| Exercise prompt |
Identify each line in the records below that contains the word "this", and copy it.

[Start Material for the task]

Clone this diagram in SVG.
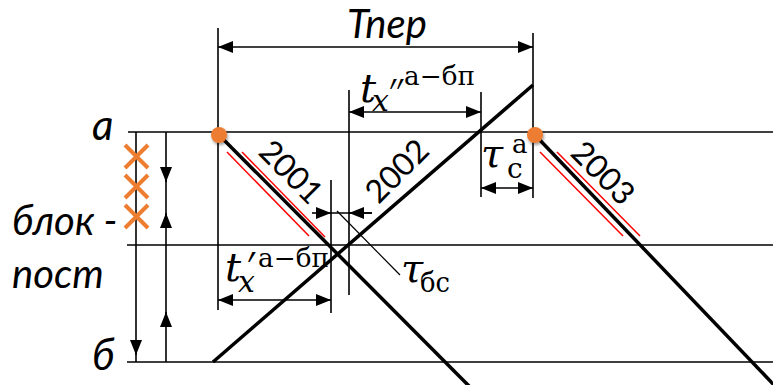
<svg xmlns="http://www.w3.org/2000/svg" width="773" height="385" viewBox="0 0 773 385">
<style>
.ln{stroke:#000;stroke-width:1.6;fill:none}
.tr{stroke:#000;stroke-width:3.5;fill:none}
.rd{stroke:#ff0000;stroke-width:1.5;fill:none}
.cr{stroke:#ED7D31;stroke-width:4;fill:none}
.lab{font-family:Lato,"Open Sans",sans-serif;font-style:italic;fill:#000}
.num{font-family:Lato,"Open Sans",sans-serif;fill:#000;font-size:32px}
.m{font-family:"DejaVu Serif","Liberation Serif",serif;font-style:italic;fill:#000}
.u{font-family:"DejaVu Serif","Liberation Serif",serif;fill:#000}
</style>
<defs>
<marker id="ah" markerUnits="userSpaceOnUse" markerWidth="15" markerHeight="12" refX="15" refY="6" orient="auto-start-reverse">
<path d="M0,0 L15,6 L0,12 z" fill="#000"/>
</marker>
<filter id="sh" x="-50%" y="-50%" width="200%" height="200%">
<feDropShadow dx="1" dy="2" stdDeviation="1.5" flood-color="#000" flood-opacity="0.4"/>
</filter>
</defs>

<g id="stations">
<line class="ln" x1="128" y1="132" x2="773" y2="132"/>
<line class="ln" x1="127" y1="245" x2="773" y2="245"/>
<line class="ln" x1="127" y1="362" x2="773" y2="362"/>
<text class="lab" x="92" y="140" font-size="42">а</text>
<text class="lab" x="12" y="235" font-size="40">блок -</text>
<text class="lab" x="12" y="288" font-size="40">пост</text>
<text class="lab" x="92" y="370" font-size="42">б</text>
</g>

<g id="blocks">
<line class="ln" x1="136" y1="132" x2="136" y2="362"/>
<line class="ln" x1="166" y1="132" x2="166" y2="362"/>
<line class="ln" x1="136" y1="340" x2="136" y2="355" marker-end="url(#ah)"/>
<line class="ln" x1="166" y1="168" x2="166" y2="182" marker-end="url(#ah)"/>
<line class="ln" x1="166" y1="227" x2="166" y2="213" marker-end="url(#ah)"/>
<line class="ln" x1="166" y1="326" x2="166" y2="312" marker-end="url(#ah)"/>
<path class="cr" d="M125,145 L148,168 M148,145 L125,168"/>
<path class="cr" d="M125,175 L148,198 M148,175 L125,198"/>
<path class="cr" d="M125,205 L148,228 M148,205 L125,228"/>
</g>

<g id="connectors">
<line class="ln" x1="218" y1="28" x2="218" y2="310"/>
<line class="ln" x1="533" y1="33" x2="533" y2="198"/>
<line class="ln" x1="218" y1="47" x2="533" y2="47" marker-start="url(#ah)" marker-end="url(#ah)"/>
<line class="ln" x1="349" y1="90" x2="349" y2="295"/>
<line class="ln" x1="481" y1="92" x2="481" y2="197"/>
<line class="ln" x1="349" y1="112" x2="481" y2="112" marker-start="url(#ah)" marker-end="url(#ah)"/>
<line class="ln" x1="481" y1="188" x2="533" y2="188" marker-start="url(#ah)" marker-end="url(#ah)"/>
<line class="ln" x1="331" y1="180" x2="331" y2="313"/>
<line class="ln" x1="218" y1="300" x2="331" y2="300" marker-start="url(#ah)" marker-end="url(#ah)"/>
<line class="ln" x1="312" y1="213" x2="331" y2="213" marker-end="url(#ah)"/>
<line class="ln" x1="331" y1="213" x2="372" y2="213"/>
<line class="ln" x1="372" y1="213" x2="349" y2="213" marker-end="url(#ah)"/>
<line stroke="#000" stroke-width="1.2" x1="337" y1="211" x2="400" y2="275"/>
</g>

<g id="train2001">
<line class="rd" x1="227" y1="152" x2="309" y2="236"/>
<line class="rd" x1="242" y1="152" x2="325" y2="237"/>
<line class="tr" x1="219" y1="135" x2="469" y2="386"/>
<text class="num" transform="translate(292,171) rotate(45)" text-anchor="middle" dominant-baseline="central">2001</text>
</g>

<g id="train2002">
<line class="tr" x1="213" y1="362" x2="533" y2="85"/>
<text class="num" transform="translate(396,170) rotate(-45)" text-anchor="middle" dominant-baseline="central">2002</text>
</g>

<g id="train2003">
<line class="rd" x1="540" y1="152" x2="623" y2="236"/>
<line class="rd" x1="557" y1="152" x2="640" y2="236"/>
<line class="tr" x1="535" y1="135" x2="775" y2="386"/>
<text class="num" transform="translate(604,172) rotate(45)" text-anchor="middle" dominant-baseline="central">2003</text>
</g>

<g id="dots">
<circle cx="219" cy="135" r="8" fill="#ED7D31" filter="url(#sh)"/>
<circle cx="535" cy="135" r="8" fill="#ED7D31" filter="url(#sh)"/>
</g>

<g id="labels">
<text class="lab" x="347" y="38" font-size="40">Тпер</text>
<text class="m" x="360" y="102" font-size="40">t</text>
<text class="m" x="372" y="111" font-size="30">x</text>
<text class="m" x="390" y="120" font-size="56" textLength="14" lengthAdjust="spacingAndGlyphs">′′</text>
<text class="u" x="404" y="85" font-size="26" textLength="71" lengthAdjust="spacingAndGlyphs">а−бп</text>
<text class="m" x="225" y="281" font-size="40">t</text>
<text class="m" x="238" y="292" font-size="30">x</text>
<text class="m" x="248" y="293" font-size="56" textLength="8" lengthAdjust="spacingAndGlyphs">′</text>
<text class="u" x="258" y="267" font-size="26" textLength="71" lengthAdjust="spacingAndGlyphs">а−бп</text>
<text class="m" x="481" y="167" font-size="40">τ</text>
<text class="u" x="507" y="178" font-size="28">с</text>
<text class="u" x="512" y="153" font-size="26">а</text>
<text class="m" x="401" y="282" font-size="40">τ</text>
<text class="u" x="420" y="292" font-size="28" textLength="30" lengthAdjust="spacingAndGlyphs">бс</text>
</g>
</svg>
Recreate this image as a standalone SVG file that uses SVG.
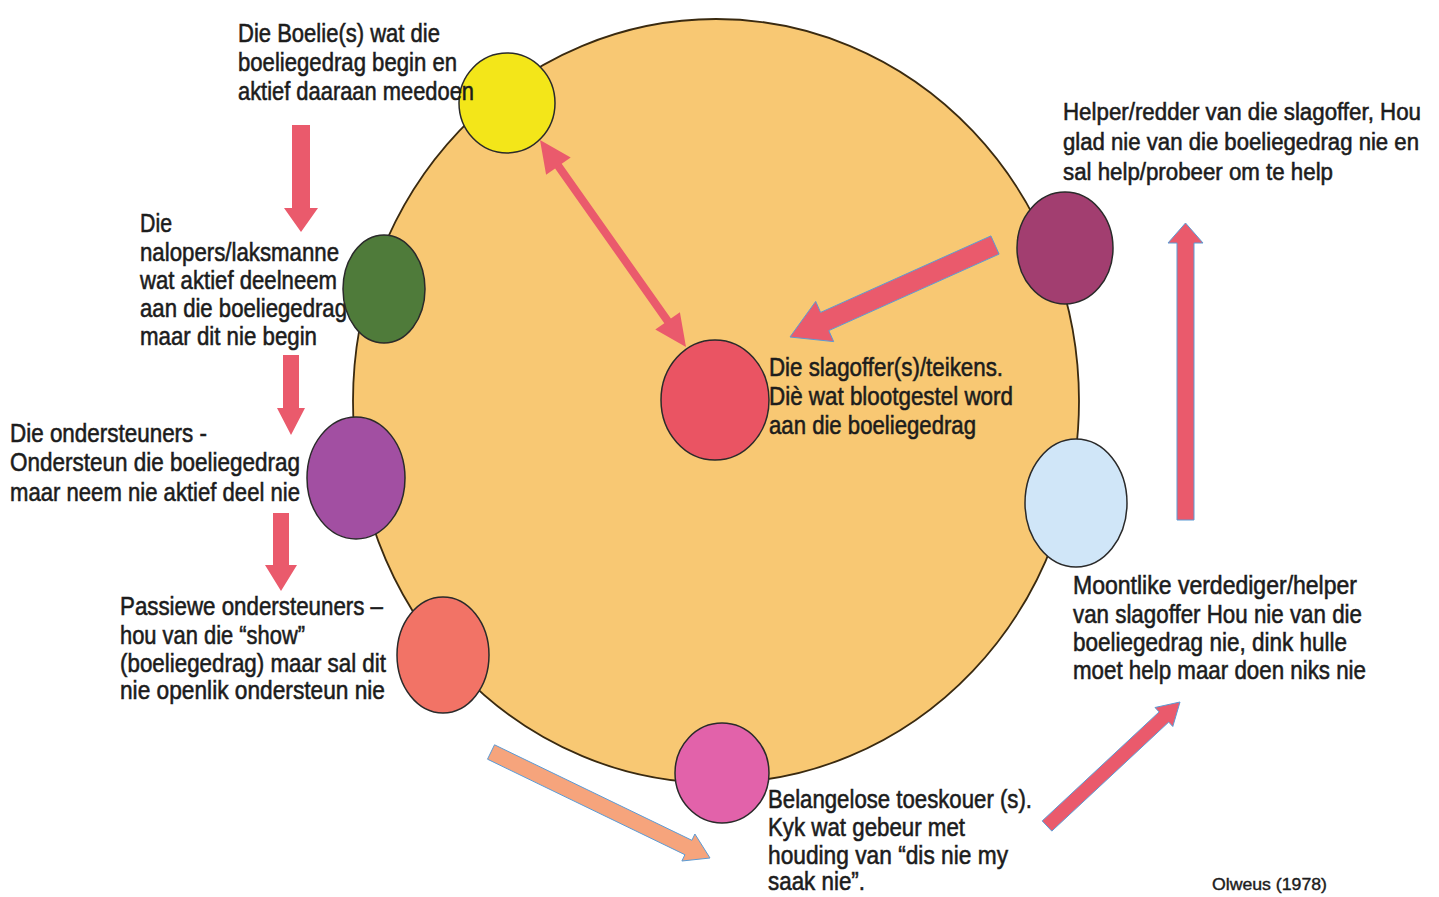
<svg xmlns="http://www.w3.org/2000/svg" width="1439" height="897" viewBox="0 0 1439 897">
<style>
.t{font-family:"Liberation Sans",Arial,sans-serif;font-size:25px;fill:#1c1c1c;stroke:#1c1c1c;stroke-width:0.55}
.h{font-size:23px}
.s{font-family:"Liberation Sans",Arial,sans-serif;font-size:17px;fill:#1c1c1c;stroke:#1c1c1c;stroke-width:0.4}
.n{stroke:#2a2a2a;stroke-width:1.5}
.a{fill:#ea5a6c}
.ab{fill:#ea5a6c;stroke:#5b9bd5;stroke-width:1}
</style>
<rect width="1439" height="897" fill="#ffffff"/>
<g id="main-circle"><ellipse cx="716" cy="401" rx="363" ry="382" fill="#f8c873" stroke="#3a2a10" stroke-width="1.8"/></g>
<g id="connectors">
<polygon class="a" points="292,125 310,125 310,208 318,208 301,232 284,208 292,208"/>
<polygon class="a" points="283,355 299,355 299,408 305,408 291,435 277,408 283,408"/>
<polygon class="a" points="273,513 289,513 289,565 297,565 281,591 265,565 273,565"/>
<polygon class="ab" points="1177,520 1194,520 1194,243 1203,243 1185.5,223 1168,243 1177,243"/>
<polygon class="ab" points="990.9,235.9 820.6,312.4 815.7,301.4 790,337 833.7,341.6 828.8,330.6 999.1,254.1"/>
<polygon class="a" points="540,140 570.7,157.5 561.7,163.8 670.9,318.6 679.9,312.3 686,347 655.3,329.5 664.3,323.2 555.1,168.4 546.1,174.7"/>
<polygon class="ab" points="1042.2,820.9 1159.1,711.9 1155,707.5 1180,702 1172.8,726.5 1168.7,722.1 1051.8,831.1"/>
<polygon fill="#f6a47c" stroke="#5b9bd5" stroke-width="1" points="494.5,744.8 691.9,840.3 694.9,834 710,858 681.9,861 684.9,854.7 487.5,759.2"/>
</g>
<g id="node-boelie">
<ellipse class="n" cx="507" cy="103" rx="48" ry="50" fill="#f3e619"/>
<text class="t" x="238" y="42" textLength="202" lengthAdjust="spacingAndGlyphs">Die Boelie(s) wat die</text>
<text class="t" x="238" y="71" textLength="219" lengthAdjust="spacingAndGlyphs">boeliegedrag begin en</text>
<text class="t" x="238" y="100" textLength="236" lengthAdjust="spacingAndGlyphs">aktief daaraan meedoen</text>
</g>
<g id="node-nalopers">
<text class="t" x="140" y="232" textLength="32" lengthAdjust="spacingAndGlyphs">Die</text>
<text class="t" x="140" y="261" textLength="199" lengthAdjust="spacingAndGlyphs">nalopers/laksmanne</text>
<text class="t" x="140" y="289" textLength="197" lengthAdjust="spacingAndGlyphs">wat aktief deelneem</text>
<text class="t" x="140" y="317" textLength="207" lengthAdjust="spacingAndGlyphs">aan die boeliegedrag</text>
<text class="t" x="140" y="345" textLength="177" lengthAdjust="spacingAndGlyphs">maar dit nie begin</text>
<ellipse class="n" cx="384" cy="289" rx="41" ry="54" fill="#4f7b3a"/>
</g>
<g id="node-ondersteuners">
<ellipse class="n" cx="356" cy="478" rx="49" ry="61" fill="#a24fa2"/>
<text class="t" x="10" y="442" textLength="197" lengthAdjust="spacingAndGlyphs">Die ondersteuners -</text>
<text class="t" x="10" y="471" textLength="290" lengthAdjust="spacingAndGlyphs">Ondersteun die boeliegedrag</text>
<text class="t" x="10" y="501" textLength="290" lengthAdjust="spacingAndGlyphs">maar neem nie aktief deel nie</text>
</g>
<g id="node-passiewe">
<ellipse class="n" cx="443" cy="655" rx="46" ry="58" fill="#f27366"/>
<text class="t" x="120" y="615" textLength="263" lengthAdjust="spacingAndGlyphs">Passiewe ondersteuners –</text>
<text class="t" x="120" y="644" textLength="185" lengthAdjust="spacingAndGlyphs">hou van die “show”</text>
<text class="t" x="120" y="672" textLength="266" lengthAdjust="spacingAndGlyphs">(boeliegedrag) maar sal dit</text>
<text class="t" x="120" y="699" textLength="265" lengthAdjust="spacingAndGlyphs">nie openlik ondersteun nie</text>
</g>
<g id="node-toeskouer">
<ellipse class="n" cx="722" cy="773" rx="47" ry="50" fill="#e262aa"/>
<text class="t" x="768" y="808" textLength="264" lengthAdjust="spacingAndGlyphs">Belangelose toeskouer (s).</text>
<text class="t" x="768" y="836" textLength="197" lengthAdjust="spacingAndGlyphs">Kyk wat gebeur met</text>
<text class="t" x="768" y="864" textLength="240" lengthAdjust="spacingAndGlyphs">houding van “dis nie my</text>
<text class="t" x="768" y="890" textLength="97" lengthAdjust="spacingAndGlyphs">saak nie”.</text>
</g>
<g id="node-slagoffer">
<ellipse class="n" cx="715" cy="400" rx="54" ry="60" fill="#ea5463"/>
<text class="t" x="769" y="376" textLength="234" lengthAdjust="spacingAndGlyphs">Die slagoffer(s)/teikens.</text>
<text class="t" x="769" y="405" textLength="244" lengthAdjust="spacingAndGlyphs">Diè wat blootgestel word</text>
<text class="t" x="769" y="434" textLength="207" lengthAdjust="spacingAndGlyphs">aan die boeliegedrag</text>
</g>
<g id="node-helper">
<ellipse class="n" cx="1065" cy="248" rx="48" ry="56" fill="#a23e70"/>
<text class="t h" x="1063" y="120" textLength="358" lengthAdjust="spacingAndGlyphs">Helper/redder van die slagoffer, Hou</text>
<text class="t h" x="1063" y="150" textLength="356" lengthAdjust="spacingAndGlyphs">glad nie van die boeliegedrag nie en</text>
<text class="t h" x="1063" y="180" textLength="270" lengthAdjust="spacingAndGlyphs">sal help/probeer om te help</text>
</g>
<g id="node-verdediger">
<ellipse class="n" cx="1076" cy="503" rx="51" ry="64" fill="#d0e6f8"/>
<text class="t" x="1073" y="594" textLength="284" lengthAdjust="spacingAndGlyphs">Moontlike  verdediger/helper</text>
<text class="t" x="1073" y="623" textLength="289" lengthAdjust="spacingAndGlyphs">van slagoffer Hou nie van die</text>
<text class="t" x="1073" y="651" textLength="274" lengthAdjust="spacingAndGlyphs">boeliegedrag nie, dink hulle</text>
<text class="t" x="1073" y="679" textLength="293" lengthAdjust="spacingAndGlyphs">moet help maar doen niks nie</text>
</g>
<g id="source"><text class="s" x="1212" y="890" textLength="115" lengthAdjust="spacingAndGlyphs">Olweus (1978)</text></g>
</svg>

[End Material for the task]

| Reply to the task |
Clone this diagram in SVG.
Recreate this image as a standalone SVG file that uses SVG.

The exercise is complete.